If we add to the estimated annual deposits of the Po at its mouth, the earth and sand transported to the sea by the Adige, the Brenta, and other less important streams, the prodigious mass of detritus swept into Lago Maggiore by the Tosa, the Maggia, and the Ticino, into the lake of Como by the Maira and the Adda, into the lake of Garda by its affluents, and the yet vaster heaps of pebbles, gravel, and earth permanently deposited by the torrents near their points of eruption from mountain gorges, or spread over the wide plains at lower levels, we may safely assume that we have an aggregate of not less than four times the quantity carried to the Adriatic by the Po, or 220,000,000 cubic yards of solid matter, abstracted every year from the Italian Alps and the Apennines, and removed out of their domain by the force of running water.[230]
The present rate of deposit at the mouth of the Po has continued since the year 1600, the previous advance of the coast, after the year 1200, having been only one third as rapid. The great increase of erosion and transport is ascribed by Lombardini chiefly to the destruction of the forests in the basin of that river and the valleys, of its tributaries, since the beginning of the seventeenth century.[231] We have no data to show the rate of deposit in any given century before the year 1200, and it doubtless varied according to the progress of population and the consequent extension of clearing and cultivation. The transporting power of torrents is greatest soon after their formation, because at that time their points of delivery are lower, and, of course, their general slope and velocity more rapid, than after years of erosion above, and deposit below, have depressed the beds of their mountain valleys, and elevated the channels of their lower course. Their eroding action also is most powerful at the same period, both because their mechanical force is then greatest, and because the loose earth and stones of freshly cleared forest ground are most easily removed. Many of the Alpine valleys west of the Ticino—that of the Dora Baltea for instance—were nearly stripped of their forests in the days of the Roman empire, others in the Middle Ages, and, of course, there must have been, at different periods before the year 1200, epochs when the erosion and transportation of solid matter from the Alps and the Apennines were as great as since the year 1600.
Upon the whole, we shall not greatly err if we assume that, for a period of not less than two thousand years, the walls of the basin of the Po—the Italian slope of the Alps, and the northern and northeastern declivities of the Apennines—have annually sent down into the Adriatic, the lakes, and the plains, not less than 150,000,000 cubic yards of earth and disintegrated rock.
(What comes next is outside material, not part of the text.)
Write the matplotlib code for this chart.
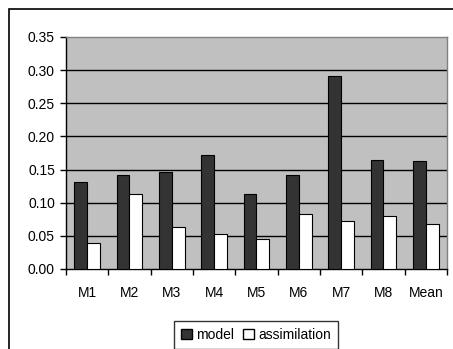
import matplotlib
matplotlib.use("Agg")
import matplotlib.pyplot as plt
import numpy as np
from matplotlib.patches import Rectangle, Patch

categories = ["M1", "M2", "M3", "M4", "M5", "M6", "M7", "M8", "Mean"]
model = [0.132, 0.142, 0.147, 0.172, 0.113, 0.142, 0.291, 0.164, 0.163]
assimilation = [0.039, 0.113, 0.063, 0.053, 0.045, 0.083, 0.072, 0.080, 0.068]
yticks = [0.00, 0.05, 0.10, 0.15, 0.20, 0.25, 0.30, 0.35]

plt.rcParams['font.family'] = ['Liberation Sans', 'DejaVu Sans']
W, H = 453, 349
fig = plt.figure(figsize=(W/100, H/100), dpi=100)

# outer border
fig.patches.append(Rectangle((9/W, -0.1), 1.2, (H-9)/H + 0.1, transform=fig.transFigure,
                             fill=False, edgecolor='black', linewidth=1.2, zorder=0))

left, right, top, bottom = 66, 447, 37, 269
ax = fig.add_axes([left/W, 1-bottom/H, (right-left)/W, (bottom-top)/H])
ax.set_facecolor('#C0C0C0')

x = np.arange(len(categories))
bw = 0.3
ax.bar(x - bw/2, model, width=bw, color='#333333', edgecolor='black', linewidth=0.8, zorder=3, label='model')
ax.bar(x + bw/2, assimilation, width=bw, color='white', edgecolor='black', linewidth=0.8, zorder=3, label='assimilation')

ax.set_xlim(-0.5, len(categories)-0.5)
ax.set_ylim(0, 0.35)
ax.set_yticks(yticks)
ax.set_yticklabels([f"{v:.2f}" for v in yticks], fontsize=10)
for v in yticks[1:-1]:
    ax.axhline(v, color='black', linewidth=1.0, zorder=1)

ax.set_xticks(np.arange(len(categories)+1) - 0.5)
ax.set_xticklabels([])
ax.set_xticks(x, minor=True)
ax.set_xticklabels(categories, minor=True, fontsize=10)
ax.tick_params(axis='x', which='major', direction='out', length=4, width=1, color='black')
ax.tick_params(axis='x', which='minor', length=0, pad=12)
ax.tick_params(axis='y', direction='out', length=4, width=1, pad=4)

for s in ['top', 'right']:
    ax.spines[s].set_color('#808080')
    ax.spines[s].set_linewidth(1.0)
for s in ['left', 'bottom']:
    ax.spines[s].set_color('black')
    ax.spines[s].set_linewidth(1.0)

handles = [Patch(facecolor='#333333', edgecolor='black', label='model'),
           Patch(facecolor='white', edgecolor='black', label='assimilation')]
leg = fig.legend(handles=handles, loc='upper center', bbox_to_anchor=(256/W, 1-321/H),
                 ncol=2, fontsize=10, frameon=True, fancybox=False, shadow=False,
                 handlelength=0.8, handleheight=0.8, handletextpad=0.3, columnspacing=0.6,
                 borderpad=0.5, borderaxespad=0)
leg.get_frame().set_edgecolor('black')
leg.get_frame().set_linewidth(1.0)

fig.savefig("out.png", dpi=100)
We have, then, an aggregate of 300,000,000,000 cubic yards of such material, which, allowing to the mountain surface in question an area of 50,000,000,000 square yards, would cover the whole to the depth of six yards.[232] There are very large portions of this area, where, as we know from ancient remains—roads, bridges, and the like—from other direct testimony, and from geological considerations, very little degradation has taken place within twenty centuries, and hence the quantity to be assigned to localities where the destructive causes have been most active is increased in proportion.
If this vast mass of pulverized rock and earth were restored to the localities from which it was derived, it certainly would not obliterate valleys and gorges hollowed out by great geological causes, but it would reduce the length and diminish the depth of ravines of later formation, modify the inclination of their walls, reclothe with earth many bare mountain ridges, essentially change the line of junction between plain and mountain, and carry back a long reach of the Adriatic coast many miles to the west.[233]
It is, indeed, not to be supposed that all the degradation of the mountains is due to the destruction of the forests—that the flanks of every Alpine valley in Central Europe below the snow line were once covered with earth and green with woods, but there are not many particular cases, in which we can, with certainty, or even with strong probability, affirm the contrary.